Please transcribe the listing below in full and word for word, without its pictures.
▬▬▬
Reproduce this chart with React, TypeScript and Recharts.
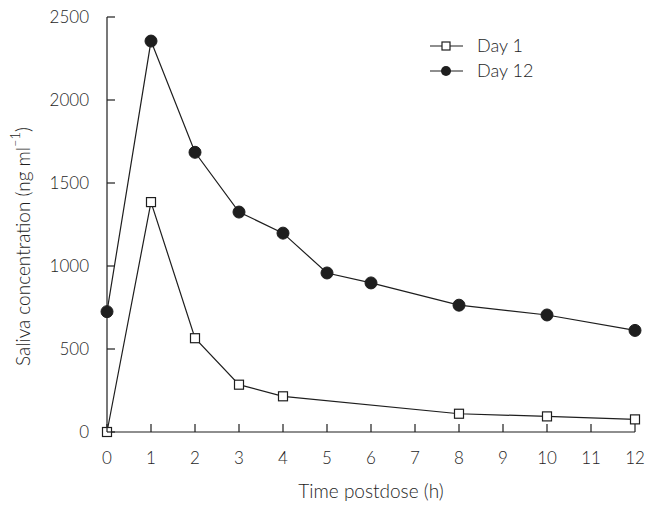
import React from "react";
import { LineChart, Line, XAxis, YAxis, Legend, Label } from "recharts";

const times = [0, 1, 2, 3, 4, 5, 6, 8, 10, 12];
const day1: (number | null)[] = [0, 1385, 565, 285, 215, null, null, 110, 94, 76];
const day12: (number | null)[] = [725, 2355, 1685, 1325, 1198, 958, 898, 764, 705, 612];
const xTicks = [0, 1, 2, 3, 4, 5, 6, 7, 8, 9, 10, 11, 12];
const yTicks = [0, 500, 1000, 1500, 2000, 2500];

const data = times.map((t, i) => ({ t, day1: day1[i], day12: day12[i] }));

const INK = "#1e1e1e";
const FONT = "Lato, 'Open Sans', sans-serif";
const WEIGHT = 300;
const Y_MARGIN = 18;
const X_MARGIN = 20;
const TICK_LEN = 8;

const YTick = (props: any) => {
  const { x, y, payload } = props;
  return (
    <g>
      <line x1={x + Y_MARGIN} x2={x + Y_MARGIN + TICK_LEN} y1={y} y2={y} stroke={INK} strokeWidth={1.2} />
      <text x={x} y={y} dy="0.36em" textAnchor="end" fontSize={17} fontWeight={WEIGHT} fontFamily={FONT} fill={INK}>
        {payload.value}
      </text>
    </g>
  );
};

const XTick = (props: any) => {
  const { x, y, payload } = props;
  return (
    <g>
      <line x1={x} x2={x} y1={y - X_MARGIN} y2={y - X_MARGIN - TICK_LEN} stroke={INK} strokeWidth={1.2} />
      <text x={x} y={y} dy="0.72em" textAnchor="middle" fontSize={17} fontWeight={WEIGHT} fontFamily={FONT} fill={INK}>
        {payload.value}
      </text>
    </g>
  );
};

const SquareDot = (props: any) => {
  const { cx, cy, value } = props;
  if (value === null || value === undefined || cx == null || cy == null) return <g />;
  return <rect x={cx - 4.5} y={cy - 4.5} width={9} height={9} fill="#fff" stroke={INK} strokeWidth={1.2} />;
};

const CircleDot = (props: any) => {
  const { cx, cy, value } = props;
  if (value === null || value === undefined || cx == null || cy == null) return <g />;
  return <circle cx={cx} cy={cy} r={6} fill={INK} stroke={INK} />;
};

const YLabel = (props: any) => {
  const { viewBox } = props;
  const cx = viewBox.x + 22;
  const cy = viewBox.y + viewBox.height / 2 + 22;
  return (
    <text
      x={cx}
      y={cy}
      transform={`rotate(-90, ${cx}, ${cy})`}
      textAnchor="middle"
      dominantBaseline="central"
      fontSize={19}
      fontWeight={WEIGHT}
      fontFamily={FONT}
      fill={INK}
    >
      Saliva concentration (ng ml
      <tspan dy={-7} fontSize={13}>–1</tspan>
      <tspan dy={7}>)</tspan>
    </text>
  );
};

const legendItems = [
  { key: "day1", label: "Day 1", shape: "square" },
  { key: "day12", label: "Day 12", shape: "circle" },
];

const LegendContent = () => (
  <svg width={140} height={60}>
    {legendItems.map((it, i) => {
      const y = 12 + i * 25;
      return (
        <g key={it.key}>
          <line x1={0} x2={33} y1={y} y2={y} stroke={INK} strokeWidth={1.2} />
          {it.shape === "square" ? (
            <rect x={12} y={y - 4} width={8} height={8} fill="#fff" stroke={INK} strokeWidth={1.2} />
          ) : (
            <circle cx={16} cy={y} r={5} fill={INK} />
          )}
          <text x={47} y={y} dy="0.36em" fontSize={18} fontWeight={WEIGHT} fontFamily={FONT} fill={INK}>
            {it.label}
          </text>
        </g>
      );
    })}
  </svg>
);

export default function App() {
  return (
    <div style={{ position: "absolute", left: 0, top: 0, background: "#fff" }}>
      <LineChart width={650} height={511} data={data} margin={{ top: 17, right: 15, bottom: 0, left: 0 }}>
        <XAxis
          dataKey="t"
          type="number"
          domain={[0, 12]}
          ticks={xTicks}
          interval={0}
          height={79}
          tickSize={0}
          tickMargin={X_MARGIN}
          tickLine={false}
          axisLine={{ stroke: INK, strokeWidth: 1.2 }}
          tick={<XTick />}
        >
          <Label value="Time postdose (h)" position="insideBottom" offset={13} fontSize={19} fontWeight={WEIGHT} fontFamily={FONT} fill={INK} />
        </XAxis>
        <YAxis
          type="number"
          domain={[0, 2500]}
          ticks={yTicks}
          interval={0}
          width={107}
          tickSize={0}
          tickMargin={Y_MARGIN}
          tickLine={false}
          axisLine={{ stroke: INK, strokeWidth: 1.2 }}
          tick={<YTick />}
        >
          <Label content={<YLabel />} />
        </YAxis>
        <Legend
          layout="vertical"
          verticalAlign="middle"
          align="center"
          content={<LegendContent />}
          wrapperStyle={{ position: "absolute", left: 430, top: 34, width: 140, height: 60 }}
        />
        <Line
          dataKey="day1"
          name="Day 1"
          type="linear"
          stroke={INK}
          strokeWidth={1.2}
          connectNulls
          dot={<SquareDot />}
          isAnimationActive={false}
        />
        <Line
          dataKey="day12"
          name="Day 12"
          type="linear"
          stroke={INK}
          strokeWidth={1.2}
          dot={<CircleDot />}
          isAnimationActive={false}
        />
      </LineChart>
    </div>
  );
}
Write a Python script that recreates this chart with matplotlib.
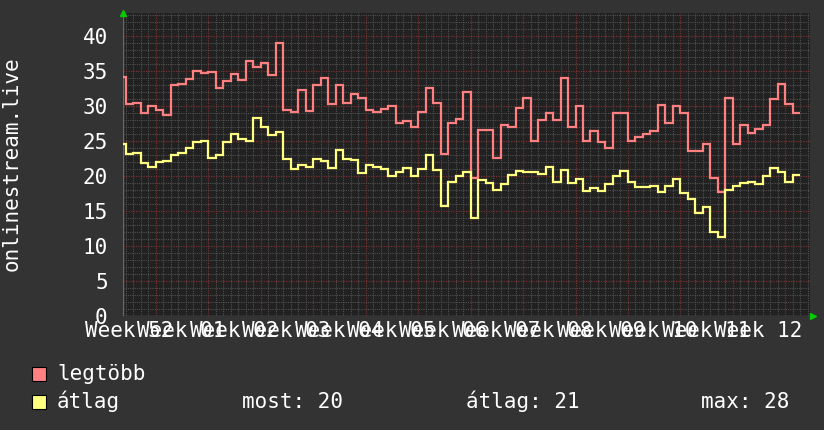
▬▬▬
- _Output of the task_:
Reproduce this chart with React, TypeScript and Recharts.
import React from "react";
import { LineChart, Line, XAxis, YAxis, Legend, Label } from "recharts";

const times = [0, 1, 2, 3, 4, 5, 6, 8, 10, 12];
const day1: (number | null)[] = [0, 1385, 565, 285, 215, null, null, 110, 94, 76];
const day12: (number | null)[] = [725, 2355, 1685, 1325, 1198, 958, 898, 764, 705, 612];
const xTicks = [0, 1, 2, 3, 4, 5, 6, 7, 8, 9, 10, 11, 12];
const yTicks = [0, 500, 1000, 1500, 2000, 2500];

const data = times.map((t, i) => ({ t, day1: day1[i], day12: day12[i] }));

const INK = "#1e1e1e";
const FONT = "Lato, 'Open Sans', sans-serif";
const WEIGHT = 300;
const Y_MARGIN = 18;
const X_MARGIN = 20;
const TICK_LEN = 8;

const YTick = (props: any) => {
  const { x, y, payload } = props;
  return (
    <g>
      <line x1={x + Y_MARGIN} x2={x + Y_MARGIN + TICK_LEN} y1={y} y2={y} stroke={INK} strokeWidth={1.2} />
      <text x={x} y={y} dy="0.36em" textAnchor="end" fontSize={17} fontWeight={WEIGHT} fontFamily={FONT} fill={INK}>
        {payload.value}
      </text>
    </g>
  );
};

const XTick = (props: any) => {
  const { x, y, payload } = props;
  return (
    <g>
      <line x1={x} x2={x} y1={y - X_MARGIN} y2={y - X_MARGIN - TICK_LEN} stroke={INK} strokeWidth={1.2} />
      <text x={x} y={y} dy="0.72em" textAnchor="middle" fontSize={17} fontWeight={WEIGHT} fontFamily={FONT} fill={INK}>
        {payload.value}
      </text>
    </g>
  );
};

const SquareDot = (props: any) => {
  const { cx, cy, value } = props;
  if (value === null || value === undefined || cx == null || cy == null) return <g />;
  return <rect x={cx - 4.5} y={cy - 4.5} width={9} height={9} fill="#fff" stroke={INK} strokeWidth={1.2} />;
};

const CircleDot = (props: any) => {
  const { cx, cy, value } = props;
  if (value === null || value === undefined || cx == null || cy == null) return <g />;
  return <circle cx={cx} cy={cy} r={6} fill={INK} stroke={INK} />;
};

const YLabel = (props: any) => {
  const { viewBox } = props;
  const cx = viewBox.x + 22;
  const cy = viewBox.y + viewBox.height / 2 + 22;
  return (
    <text
      x={cx}
      y={cy}
      transform={`rotate(-90, ${cx}, ${cy})`}
      textAnchor="middle"
      dominantBaseline="central"
      fontSize={19}
      fontWeight={WEIGHT}
      fontFamily={FONT}
      fill={INK}
    >
      Saliva concentration (ng ml
      <tspan dy={-7} fontSize={13}>–1</tspan>
      <tspan dy={7}>)</tspan>
    </text>
  );
};

const legendItems = [
  { key: "day1", label: "Day 1", shape: "square" },
  { key: "day12", label: "Day 12", shape: "circle" },
];

const LegendContent = () => (
  <svg width={140} height={60}>
    {legendItems.map((it, i) => {
      const y = 12 + i * 25;
      return (
        <g key={it.key}>
          <line x1={0} x2={33} y1={y} y2={y} stroke={INK} strokeWidth={1.2} />
          {it.shape === "square" ? (
            <rect x={12} y={y - 4} width={8} height={8} fill="#fff" stroke={INK} strokeWidth={1.2} />
          ) : (
            <circle cx={16} cy={y} r={5} fill={INK} />
          )}
          <text x={47} y={y} dy="0.36em" fontSize={18} fontWeight={WEIGHT} fontFamily={FONT} fill={INK}>
            {it.label}
          </text>
        </g>
      );
    })}
  </svg>
);

export default function App() {
  return (
    <div style={{ position: "absolute", left: 0, top: 0, background: "#fff" }}>
      <LineChart width={650} height={511} data={data} margin={{ top: 17, right: 15, bottom: 0, left: 0 }}>
        <XAxis
          dataKey="t"
          type="number"
          domain={[0, 12]}
          ticks={xTicks}
          interval={0}
          height={79}
          tickSize={0}
          tickMargin={X_MARGIN}
          tickLine={false}
          axisLine={{ stroke: INK, strokeWidth: 1.2 }}
          tick={<XTick />}
        >
          <Label value="Time postdose (h)" position="insideBottom" offset={13} fontSize={19} fontWeight={WEIGHT} fontFamily={FONT} fill={INK} />
        </XAxis>
        <YAxis
          type="number"
          domain={[0, 2500]}
          ticks={yTicks}
          interval={0}
          width={107}
          tickSize={0}
          tickMargin={Y_MARGIN}
          tickLine={false}
          axisLine={{ stroke: INK, strokeWidth: 1.2 }}
          tick={<YTick />}
        >
          <Label content={<YLabel />} />
        </YAxis>
        <Legend
          layout="vertical"
          verticalAlign="middle"
          align="center"
          content={<LegendContent />}
          wrapperStyle={{ position: "absolute", left: 430, top: 34, width: 140, height: 60 }}
        />
        <Line
          dataKey="day1"
          name="Day 1"
          type="linear"
          stroke={INK}
          strokeWidth={1.2}
          connectNulls
          dot={<SquareDot />}
          isAnimationActive={false}
        />
        <Line
          dataKey="day12"
          name="Day 12"
          type="linear"
          stroke={INK}
          strokeWidth={1.2}
          dot={<CircleDot />}
          isAnimationActive={false}
        />
      </LineChart>
    </div>
  );
}
Write a Python script that recreates this chart with matplotlib.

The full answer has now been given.